Ruth sits beside him, her gin sloshing in her glass. She thought they were doing a good thing, that her children would be flattered and see the dolls as a tribute. She knows how Barbie has affected her daughter—the teasing from friends; the occasional request for an autograph, which Barbara hates—but Ruth never anticipated the Ken doll having any impact at all on her son. “Well, what the hell do we do now? We can’t change the name.”

“Hopefully this’ll pass, and he’ll be able to block it all out or else find a way to make them cut it out.”

And he does. By the fall of 1961, Ken finds himself a girlfriend. He’s seventeen years old and Suzie is the first girl he’s ever shown any interest in. Ken has always been shy and awkward, and though the girl is lovely and quite pretty, Ruth can tell something’s bothering her son. He’s grown moody and spends more and more time in his bedroom. A kid who once played piano for hours a day, he’s suddenly abandoned the one thing that brought him true joy.

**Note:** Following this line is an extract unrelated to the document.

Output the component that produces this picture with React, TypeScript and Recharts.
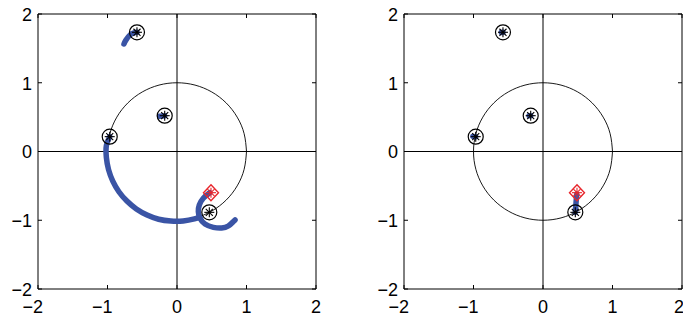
import { ComposedChart, Scatter, XAxis, YAxis, ReferenceLine } from "recharts";

const TICKS = [-2, -1, 0, 1, 2];

// unit circle, 15 degree steps
const UNIT_CIRCLE = [
  { x: 1, y: 0 }, { x: 0.966, y: 0.259 }, { x: 0.866, y: 0.5 }, { x: 0.707, y: 0.707 },
  { x: 0.5, y: 0.866 }, { x: 0.259, y: 0.966 }, { x: 0, y: 1 }, { x: -0.259, y: 0.966 },
  { x: -0.5, y: 0.866 }, { x: -0.707, y: 0.707 }, { x: -0.866, y: 0.5 }, { x: -0.966, y: 0.259 },
  { x: -1, y: 0 }, { x: -0.966, y: -0.259 }, { x: -0.866, y: -0.5 }, { x: -0.707, y: -0.707 },
  { x: -0.5, y: -0.866 }, { x: -0.259, y: -0.966 }, { x: 0, y: -1 }, { x: 0.259, y: -0.966 },
  { x: 0.5, y: -0.866 }, { x: 0.707, y: -0.707 }, { x: 0.866, y: -0.5 }, { x: 0.966, y: -0.259 },
  { x: 1, y: 0 },
];

const ROOTS = [
  { x: -0.576, y: 1.734 },
  { x: -0.177, y: 0.521 },
  { x: -0.968, y: 0.216 },
  { x: 0.465, y: -0.885 },
];

const TARGET = [{ x: 0.489, y: -0.599 }];

// left panel trajectories
const LEFT_TOP = [
  { x: -0.576, y: 1.734 }, { x: -0.62, y: 1.725 }, { x: -0.676, y: 1.695 },
  { x: -0.734, y: 1.622 }, { x: -0.763, y: 1.564 },
];
const LEFT_INNER = [{ x: -0.177, y: 0.521 }, { x: -0.25, y: 0.512 }];
const LEFT_ARC = [
  { x: -0.968, y: 0.216 }, { x: -1.016, y: 0.089 }, { x: -1.016, y: -0.089 },
  { x: -0.985, y: -0.264 }, { x: -0.924, y: -0.431 }, { x: -0.836, y: -0.585 },
  { x: -0.721, y: -0.721 }, { x: -0.585, y: -0.836 }, { x: -0.431, y: -0.924 },
  { x: -0.264, y: -0.985 }, { x: -0.089, y: -1.012 }, { x: 0.089, y: -1.01 },
  { x: 0.25, y: -0.98 }, { x: 0.33, y: -0.955 },
];
const LEFT_LOOP = [
  { x: 0.47, y: -0.6 }, { x: 0.378, y: -0.68 }, { x: 0.321, y: -0.778 },
  { x: 0.307, y: -0.876 }, { x: 0.331, y: -0.972 }, { x: 0.403, y: -1.055 },
  { x: 0.523, y: -1.103 }, { x: 0.643, y: -1.113 }, { x: 0.738, y: -1.084 },
  { x: 0.81, y: -1.021 }, { x: 0.835, y: -0.996 },
];

// right panel trajectories
const RIGHT_MAIN = [{ x: 0.465, y: -0.885 }, { x: 0.475, y: -0.75 }, { x: 0.485, y: -0.62 }];
const RIGHT_STUB_A = [{ x: -0.576, y: 1.734 }, { x: -0.6, y: 1.73 }];
const RIGHT_STUB_B = [{ x: -0.177, y: 0.521 }, { x: -0.2, y: 0.52 }];
const RIGHT_STUB_C = [{ x: -0.968, y: 0.216 }, { x: -1.01, y: 0.22 }];

const LEFT_TRACKS = [LEFT_TOP, LEFT_INNER, LEFT_ARC, LEFT_LOOP];
const RIGHT_TRACKS = [RIGHT_MAIN, RIGHT_STUB_A, RIGHT_STUB_B, RIGHT_STUB_C];

const BLUE = "#3a54a5";
const RED = "#e8262c";
const FONT = "'Liberation Sans', Arial, Helvetica, sans-serif";

const fmt = (v: number) => (v < 0 ? "\u2212" + Math.abs(v) : String(v));

const Empty = () => <g />;

const XTick = ({ x, y, payload }: any) => (
  <text x={x + 5} y={y} dy="0.71em" textAnchor="end" fontSize={18} fontFamily={FONT} fill="#000">
    {fmt(payload.value)}
  </text>
);

const YTick = ({ x, y, payload }: any) => (
  <text x={x} y={y} dy="0.38em" textAnchor="end" fontSize={18} fontFamily={FONT} fill="#000">
    {fmt(payload.value)}
  </text>
);

const star = (cx: number, cy: number, r: number, color: string) =>
  [0, 45, 90, 135].map((a) => {
    const dx = r * Math.cos((a * Math.PI) / 180);
    const dy = r * Math.sin((a * Math.PI) / 180);
    return (
      <line key={a} x1={cx - dx} y1={cy - dy} x2={cx + dx} y2={cy + dy} stroke={color} strokeWidth={1.1} />
    );
  });

const RootMarker = ({ cx, cy }: any) => (
  <g>
    <circle cx={cx} cy={cy} r={7.5} fill="none" stroke="#000" strokeWidth={1.2} />
    {star(cx, cy, 5, "#000")}
  </g>
);

const TargetMarker = ({ cx, cy }: any) => (
  <g>
    <polygon
      points={`${cx},${cy - 8} ${cx + 7.5},${cy} ${cx},${cy + 8} ${cx - 7.5},${cy}`}
      fill="none"
      stroke={RED}
      strokeWidth={1.4}
    />
    {star(cx, cy, 5, RED)}
  </g>
);

function Panel({ width, left, right, tracks }: { width: number; left: number; right: number; tracks: { x: number; y: number }[][] }) {
  return (
    <ComposedChart width={width} height={316} margin={{ top: 13, right, bottom: 0, left }}>
      <XAxis
        dataKey="x"
        type="number"
        domain={[-2, 2]}
        ticks={TICKS}
        allowDataOverflow
        height={27}
        stroke="#000"
        tickSize={-4}
        tickMargin={15}
        tick={<XTick />}
      />
      <XAxis
        xAxisId="top"
        orientation="top"
        dataKey="x"
        type="number"
        domain={[-2, 2]}
        ticks={TICKS}
        allowDataOverflow
        height={1}
        stroke="#000"
        tickSize={-4}
        tick={Empty}
      />
      <YAxis
        dataKey="y"
        type="number"
        domain={[-2, 2]}
        ticks={TICKS}
        allowDataOverflow
        width={38}
        stroke="#000"
        tickSize={-4}
        tickMargin={10}
        tick={<YTick />}
      />
      <YAxis
        yAxisId="right"
        orientation="right"
        dataKey="y"
        type="number"
        domain={[-2, 2]}
        ticks={TICKS}
        allowDataOverflow
        width={1}
        stroke="#000"
        tickSize={-4}
        tick={Empty}
      />
      <ReferenceLine x={0} stroke="#000" strokeWidth={1} />
      <ReferenceLine y={0} stroke="#000" strokeWidth={1} />
      <Scatter
        data={UNIT_CIRCLE}
        line={{ stroke: "#000", strokeWidth: 0.9 }}
        lineJointType="natural"
        shape={Empty}
        isAnimationActive={false}
      />
      {tracks.map((t, i) => (
        <Scatter
          key={i}
          data={t}
          line={{ stroke: BLUE, strokeWidth: 5.5, strokeLinecap: "round" }}
          lineJointType="natural"
          shape={Empty}
          isAnimationActive={false}
        />
      ))}
      <Scatter data={ROOTS} shape={RootMarker} isAnimationActive={false} />
      <Scatter data={TARGET} shape={TargetMarker} isAnimationActive={false} />
    </ComposedChart>
  );
}

export default function App() {
  return (
    <div style={{ position: "absolute", left: 0, top: 0, width: 683, height: 316, display: "flex", background: "#fff" }}>
      <Panel width={341} left={0} right={24} tracks={LEFT_TRACKS} />
      <Panel width={342} left={25} right={0} tracks={RIGHT_TRACKS} />
    </div>
  );
}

As a boyfriend, Ken is going through the motions, doing what is expected. He sends Suzie flowers, buys her a charm bracelet and a necklace. He takes her to the movies and school dances, but his heart’s not in it. It’s like he’s wearing someone else’s clothes. Ruth can’t put her finger on it. Maybe Suzie’s not the right girl. Maybe they don’t have enough in common. Maybe they’re not compatible, although they seem to get along just fine and never argue.

Ken can’t tell his mother or Suzie what the problem is. But the truth is that he doesn’t want a girlfriend. At all. And what he does want terrifies him as much as it thrills him. He steals glances at the other boys in class, admiring their muscular physiques, their strong jaws. When he’s alone at night in his room, his innocent body aches for something he fears isn’t normal. Some would even say it’s disgusting. He scolds himself, denies himself and tries to change himself. But it’s of no use. He knows what he is, and to make certain that no one else knows, he keeps it all hidden behind a forced smile and a girlfriend.